Every spring an old friend collected dandelion greens for his grandmother. This was many years ago but I recall his grandmother calling the greens her spring tonic. “Grandmaw has to have her greens,” the friend used to say, “and they have to be picked when the plant is young.”

My friends dear old granny insisted on having dandelion greens in the spring and collecting of them was a ritual with near-religious overtones. While granny didn’t realize it, what she sought in the greens was probably a mega dose of vitamin A. In Stalking the Healthful Herbs, Euell Gibbons notes that the dandelion is the best-known source of vitamin A among the green vegetables. Another reference book on wild plants says dandelion greens are also high in vitamin C.

My friend’s grandmother knew little about vitamins but “folk instinct” told her that dandelions were a good cleanser and she ate them. Like other folks of her generation, granny occasionally looked to wild plants to “right the winter wrongs,” as they used to say. Relatively harmless greens such as those of the dandelion were often called upon to act as spring tonics and were probably more palatable than cod liver oil.

Nowadays we look with amusement on some of the beliefs and superstitions of past generations, especially those regarding medicinal plants. However, I know that at least one wild plant is good. Take the Teaberry, for example.  When we were kids we picked and ate these berries for their wintergreen flavor. The friend who collected dandelion greens also gathered Teaberry leaves for his grandmother. She dried the leaves and made a tea, which I once sampled.

When you hear about the wild plants natives and settlers used for food, teas, and medicine, it’s best to be skeptical and leave the sampling to more adventurous souls. There are various wild food guides that tell you this or that plant is safe, but I wouldn’t trust them. That being said, here are a few other wild tonics and teas my friend’s dandelion eating granny and people of my grandparent’s generation told me about. Keep in mind that the following is based on folklore, superstition, and hearsay, and are to be taken as such.

Now a common weed in this area, Yarrow (the pinkish, purple variety) was introduced by the Acadians. I’ve read that the Acadians used Yarrow to treat throat and respiratory ailments. White Yarrow is a native plant. A tea made of dried Yarrow is said to have been used by the settlers as a tonic and stimulant. Some sources say that in the Old World Yarrow was used to treat wounds, call up the devil, to cast spells and make love charms.
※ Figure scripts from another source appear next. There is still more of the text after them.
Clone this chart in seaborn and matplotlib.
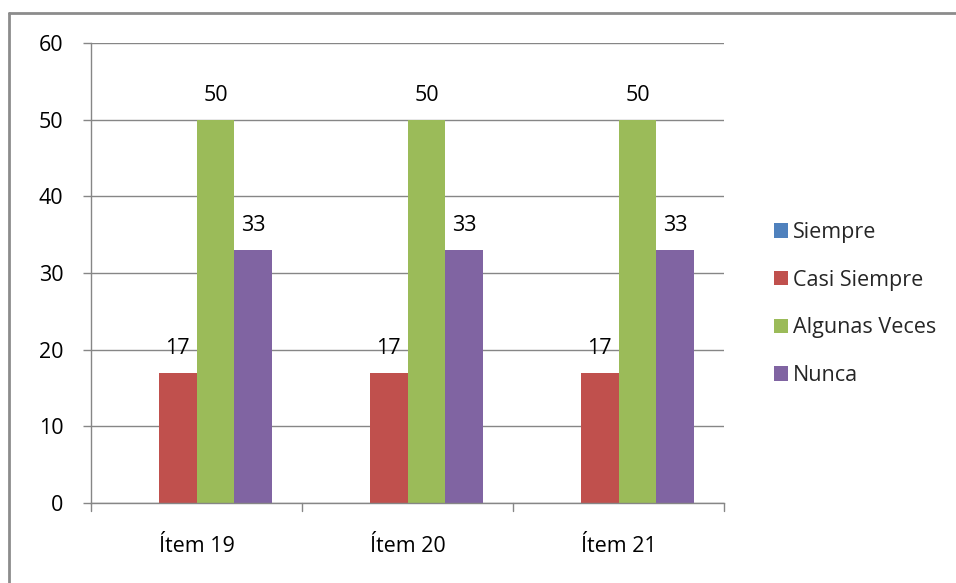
import matplotlib
matplotlib.use("Agg")
import matplotlib.pyplot as plt
from matplotlib.lines import Line2D
import seaborn as sns
import pandas as pd

items = ["Ítem 19", "Ítem 20", "Ítem 21"]
series = ["Siempre", "Casi Siempre", "Algunas Veces", "Nunca"]
siempre = [0, 0, 0]
casi_siempre = [17, 17, 17]
algunas_veces = [50, 50, 50]
nunca = [33, 33, 33]
colors = ["#4F81BD", "#C0504D", "#9BBB59", "#8064A2"]
y_ticks = [0, 10, 20, 30, 40, 50, 60]

rows = []
for name, vals in zip(series, [siempre, casi_siempre, algunas_veces, nunca]):
    for it, v in zip(items, vals):
        rows.append({"item": it, "serie": name, "valor": v})
df = pd.DataFrame(rows)

sns.set_theme(style="white")
plt.rcParams["font.family"] = ["Open Sans", "DejaVu Sans"]
FS = 15.5

fig = plt.figure(figsize=(9.56, 5.83), dpi=100)
ax = fig.add_axes([91 / 956, 80 / 583, (724 - 91) / 956, (540 - 80) / 583])

sns.barplot(data=df, x="item", y="valor", hue="serie", order=items,
            hue_order=series, palette=colors, width=0.72, saturation=1,
            errorbar=None, ax=ax, linewidth=0)

ax.set_xlim(-0.5, len(items) - 0.5)
ax.set_ylim(0, 60)
ax.set_yticks(y_ticks)
ax.set_xlabel("")
ax.set_ylabel("")

grid_c = "#868686"
ax.yaxis.grid(True, color=grid_c, linewidth=1)
ax.set_axisbelow(True)
for side in ["top", "right"]:
    ax.spines[side].set_visible(False)
for side in ["left", "bottom"]:
    ax.spines[side].set_color(grid_c)
    ax.spines[side].set_linewidth(1)

# y ticks point outward, x ticks sit on category boundaries
ax.tick_params(axis="y", length=6, color=grid_c, width=1, pad=14,
               labelsize=FS, labelcolor="black", left=True)
ax.set_xticks([i for i in range(len(items))])
ax.set_xticklabels(items)
ax.tick_params(axis="x", length=0, pad=24, labelsize=FS, labelcolor="black")
for b in [-0.5, 0.5, 1.5, 2.5]:
    ax.add_line(Line2D([b, b], [0, -1.0], color=grid_c, linewidth=1,
                       clip_on=False))

# value labels on non-zero bars
for cont in ax.containers:
    labels = [f"{v:.0f}" if v > 0 else "" for v in cont.datavalues]
    ax.bar_label(cont, labels=labels, padding=10, fontsize=FS, color="black")

# legend
leg = ax.get_legend()
handles = leg.legend_handles
leg.remove()
fig.legend(handles, series, loc="center left",
           bbox_to_anchor=(765 / 956, 1 - 304 / 583), frameon=False,
           fontsize=FS, handlelength=0.65, handleheight=0.65,
           handletextpad=0.25, labelspacing=1.24, borderaxespad=0)

# outer frame edges along the top and left
fig.add_artist(Line2D([9 / 956, 1], [1 - 13 / 583, 1 - 13 / 583],
                      transform=fig.transFigure, color="#8C8C8C", linewidth=2))
fig.add_artist(Line2D([9 / 956, 9 / 956], [0, 1 - 13 / 583],
                      transform=fig.transFigure, color="#8C8C8C", linewidth=2))

fig.savefig("out.png", dpi=100, facecolor="white")
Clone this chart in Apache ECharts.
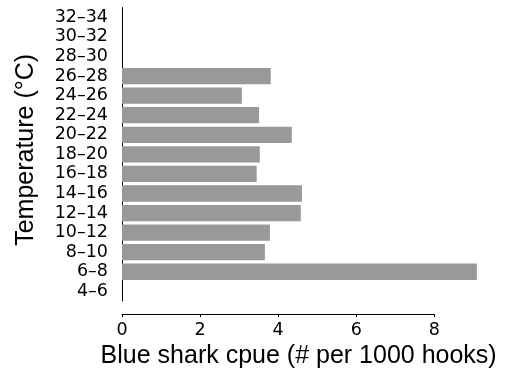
<!DOCTYPE html>
<html>
<head>
<meta charset="utf-8">
<script src="https://cdn.jsdelivr.net/npm/echarts@6/dist/echarts.min.js"></script>
<style>
html,body{margin:0;padding:0;background:#fff;}
#chart{width:508px;height:374px;}
</style>
</head>
<body>
<div id="chart"></div>
<script>
const categories = ['4–6','6–8','8–10','10–12','12–14','14–16','16–18','18–20','20–22','22–24','24–26','26–28','28–30','30–32','32–34'];
const cpue = [0, 9.09, 3.66, 3.79, 4.58, 4.61, 3.45, 3.53, 4.35, 3.51, 3.07, 3.81, 0, 0, 0];
const xTicks = [0, 2, 4, 6, 8];
const xName = 'Blue shark cpue (# per 1000 hooks)';
const yName = 'Temperature (°C)';

const titleFont = 'Liberation Sans, Arial, Helvetica, sans-serif';
const tickFont = 'DejaVu Sans, Liberation Sans, sans-serif';
const chart = echarts.init(document.getElementById('chart'), null, {renderer: 'canvas'});
chart.setOption({
  animation: false,
  backgroundColor: '#ffffff',
  grid: {left: 122, right: 73.7, top: 7.6, bottom: 72.3, containLabel: false},
  xAxis: {
    type: 'value',
    min: xTicks[0],
    max: xTicks[xTicks.length - 1],
    interval: 2,
    offset: 13,
    name: xName,
    nameLocation: 'middle',
    nameGap: 25,
    nameTextStyle: {fontSize: 25, color: '#000', fontFamily: titleFont, padding: [0, 0, 0, 41]},
    axisLine: {show: true, lineStyle: {color: '#000', width: 1}},
    axisTick: {show: true, length: 3, lineStyle: {color: '#000'}},
    axisLabel: {fontSize: 17.5, color: '#000', fontFamily: tickFont, margin: 7},
    splitLine: {show: false}
  },
  yAxis: {
    type: 'category',
    data: categories,
    boundaryGap: true,
    name: yName,
    nameLocation: 'middle',
    nameGap: 83,
    nameRotate: 90,
    nameTextStyle: {fontSize: 25, color: '#000', fontFamily: titleFont, padding: [0, 0, 0, 9]},
    axisLine: {show: true, lineStyle: {color: '#000', width: 1}},
    axisTick: {show: false},
    axisLabel: {fontSize: 17.5, color: '#000', fontFamily: tickFont, margin: 14, interval: 0},
    splitLine: {show: false}
  },
  series: [{
    type: 'bar',
    data: cpue,
    clip: false,
    barCategoryGap: '16.7%',
    itemStyle: {color: '#999999'}
  }]
});
</script>
</body>
</html>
Burdock, another common weed, was used by our ancestors as a food and as medicine. The seed and root were used by folk doctors as a blood purifier and tonic. Poultices of crushed were once used to treat poison ivy and insect bites.

We have several varieties here but I believe it was red clover that was singled out as a cure for athlete’s foot. Folk doctors are said to have used red clover, brewed as a tea, as a sedative. I remember a tea with red clover as the basic ingredient being called “gossip tea,” supposedly because it loosened the tongue.

Wild strawberry tea: sounds interesting and I recall my old friend’s granny talking about it. The leaf of the wild strawberry is high in vitamin C and this may explain the folktale that dried leaves of this plant were a great winter tonic when steeped as a tea.